I felt the same way until I went harvesting with some experienced mushroom hunters. If you stay away from the small white ones (which I do), there is very little ambiguity about what's safe and what isn't, at least in my area. I've found it to be pretty easy to ID tasty boletes, hen of the woods, chicken of the woods, honey mushrooms, oyster mushrooms, and chanterelles.
Your list is the short list of mushrooms that are fairly easy to identify and that have few 'look alikes' that are dangerously toxic. I think the worst you would get is a little indigestion if you made a mistake.
Our spring is about 3 or 4 weeks behind yours, I did not find any morels on my walk today, and I was looking.

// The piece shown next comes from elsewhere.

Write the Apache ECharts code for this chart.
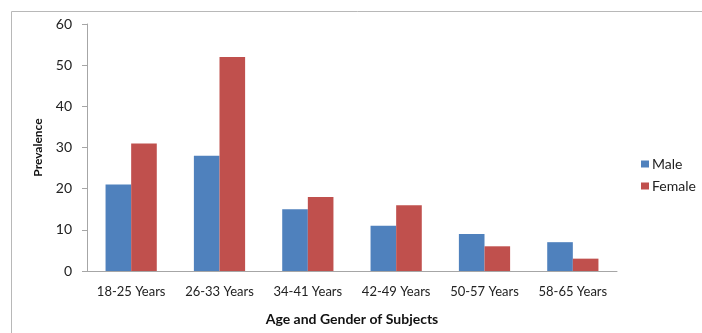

The parasol mushrooms, also
Agaricus,
Lepiota, many of the
Psilocybe mushrooms have deadly look alikes that really could kill if you are not meticulous with your identification. Stay away from them "little brown mushrooms", unless you have an experienced guide AND take the time to do a spore print in addition to careful reading through your identification guides. I once thought I had found a 'velvet foot',
Flammulina velutipes, a fall to winter mushroom that is very edible. The spore print showed I had found a Deadly Galerina,
Galerina autumnalis. Luckily, my nephew insisted on the spore print before we tasted it. Easy to do a spore print, all you need is a clean piece of paper and a cup to invert over the mushroom cap. The cup or glass keeps a breeze from distrurbing the spores as they drop. Check any of the guide books for details on how to do a spore print.
Morels are so distinctive, and unique, that they are one of the few that I would say anyone can find and accurately identify from a guide book. The false morel, its most common look alike is not edible, but it is not deadly either. The morel is one of the best tasting mushrooms, and a safe one to boot.